Правительство Северной Кореи заявило, что отпустит арестованных журналисток, только если за ними приедет бывший президент США. Хиллари, Джим Джонс, я и несколько других сотрудников администрации собрались в кабинете Джонса в начале августа, чтобы принять решение. Хиллари сказала, что говорила с президентом[96]
Картером и тот ясно дал понять, что поедет, если ему позволят обсудить с корейцами широкий спектр американо-северокорейских отношений – типичный Картер, «неуправляемая боеголовка», – а не только условия освобождения арестованных. Когда Клинтон сказала Картеру, что он не поедет в Корею, пока Север не гарантирует освобождение пленниц, бывший президент ответил: «Вы не можете диктовать им – это же суверенное государство!» Я был против кандидатур и Картера, и бывшего президента Клинтона. Пусть отправляется кто-нибудь рангом пониже, например, бывший министр обороны Уильям Перри, бывший госсекретарь Мадлен Олбрайт или губернатор штата Нью-Мексико Билл Ричардсон, но ни в коем случае нельзя давать Северу шанс унизить бывшего президента США или позволить Пхеньяну диктовать свои условия.
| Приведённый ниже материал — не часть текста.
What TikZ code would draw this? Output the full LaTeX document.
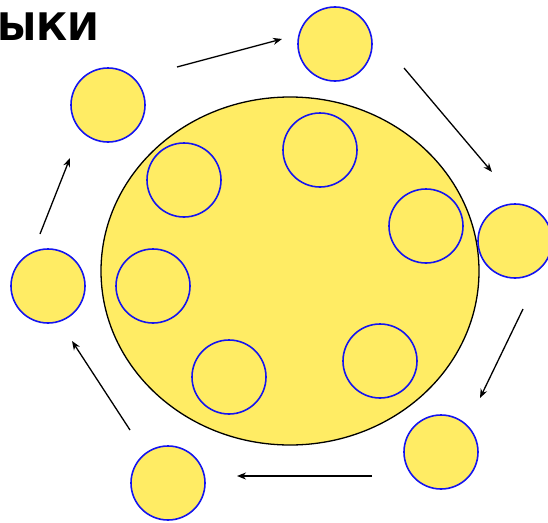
\documentclass[tikz,border=0pt]{standalone}
\usepackage{fontspec}
\newfontfamily\titlefont{DejaVu Sans}
\definecolor{fillyellow}{RGB}{255,236,100}
\definecolor{ringblue}{RGB}{20,20,240}
\tikzset{
  ball/.style={circle, draw=ringblue, fill=fillyellow, line width=1.6pt, minimum size=74pt, inner sep=0pt},
  flow/.style={-{Stealth[length=9pt,width=7pt]}, line width=1.3pt, black}
}
\usetikzlibrary{arrows.meta}
\begin{document}
\begin{tikzpicture}[x=1pt,y=-1pt]
\useasboundingbox (0,0) rectangle (548,522);
\clip (0,0) rectangle (548,522);
\node[anchor=east, font=\titlefont\bfseries\fontsize{38}{40}\selectfont, inner sep=0pt] (title) at (100,27) {ЫКИ};
\draw[fill=fillyellow, draw=black, line width=1.3pt] (290,271) ellipse [x radius=189, y radius=174];
% inner balls
\node[ball] (i1) at (320,150) {};
\node[ball] (i2) at (184,180) {};
\node[ball] (i3) at (426,226) {};
\node[ball] (i4) at (153,286) {};
\node[ball] (i5) at (229,377) {};
\node[ball] (i6) at (380,361) {};
% outer balls
\node[ball] (o1) at (335,44) {};
\node[ball] (o2) at (515,241) {};
\node[ball] (o3) at (441,452) {};
\node[ball] (o4) at (168,483) {};
\node[ball] (o5) at (48,286) {};
\node[ball] (o6) at (108,105) {};
% arrow ends
\coordinate (a1s) at (177,67);  \coordinate (a1e) at (282,39);
\coordinate (a2s) at (404,68);  \coordinate (a2e) at (492,172);
\coordinate (a3s) at (523,309); \coordinate (a3e) at (480,398);
\coordinate (a4s) at (372,476); \coordinate (a4e) at (237,476);
\coordinate (a5s) at (130,430); \coordinate (a5e) at (72,341);
\coordinate (a6s) at (40,234);  \coordinate (a6e) at (70,158);
\draw[flow] (a1s) -- (a1e);
\draw[flow] (a2s) -- (a2e);
\draw[flow] (a3s) -- (a3e);
\draw[flow] (a4s) -- (a4e);
\draw[flow] (a5s) -- (a5e);
\draw[flow] (a6s) -- (a6e);
\end{tikzpicture}
\end{document}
Не помню, кто именно сказал, что у арестованных журналисток множество контактов в СМИ и их семьи вполне могут обратиться к общественности, заявить, что администрация президента упустила возможность вызволить пленниц. Меня в немалой степени расстроило, что прочие участники совещания, казалось, больше озабочены внутренней обстановкой в США в связи с позицией Северной Кореи, нежели последствиями инцидента для нашей внешней политики. В конечном счете президент Клинтон таки отправился в Северную Корею и добился освобождения двух женщин. Задержанную туристку иранцы выпустили примерно через год, но прошло почти три года, прежде чем удалось освободить задержанных вместе с ней мужчин. И на подобные мелочи приходилось тратить огромное количество времени и сил.Президенту сильно хотелось наладить отношения с мусульманским миром, и он искал возможности для этого. Мы пришли к общему выводу, что он должен произнести специальную речь по Ближнему Востоку, однако возникли серьезные споры о том, где и когда это произойдет. 4 июня 2009 года, за восемнадцать месяцев до «арабской весны»[97]
, Обама поднялся на трибуну перед огромной аудиторией в Каирском университете – и выступил с одной из лучших речей, какие я когда-либо слышал. Он откровенно говорил о напряженности в отношениях между мусульманами и США по всему миру, об общих принципах взаимодействия, об опасности, которую представляют для всех воинствующие экстремисты, об израильско-палестинско-арабском конфликте, иранской ядерной программе и приверженности Америки ценностям, отражающим и выражающим волю народа, прежде всего демократии. На мой взгляд, он умело построил свое выступление в той части, которая касалась прав человека и политических свобод, не уязвив при этом никоим образом правительство Мубарака (ведь Египет являлся нашим стратегическим союзником в регионе). Выступление Обамы было благосклонно воспринято большинством мусульманских стран и подняло наш рейтинг среди арабов. В Израиле отреагировали не слишком хорошо, да и дома президент подвергся критике со стороны воинствующих неоконсерваторов[98], которые обвинили Обаму в том, что он извиняется за свою страну. Лично для меня главным в речи президента было вовсе не признание ошибок – в конце концов, такое может себе позволить любое свободное и сильное государство, – а тот факт, что его слова воспламенили ожидания многих арабов (например, что Соединенные Штаты заставят Израиль прекратить строительство поселений и согласиться на создание независимого палестинского государства). Правда, прошло совсем немного времени, и все вернулось к привычному недоверию и подозрительности.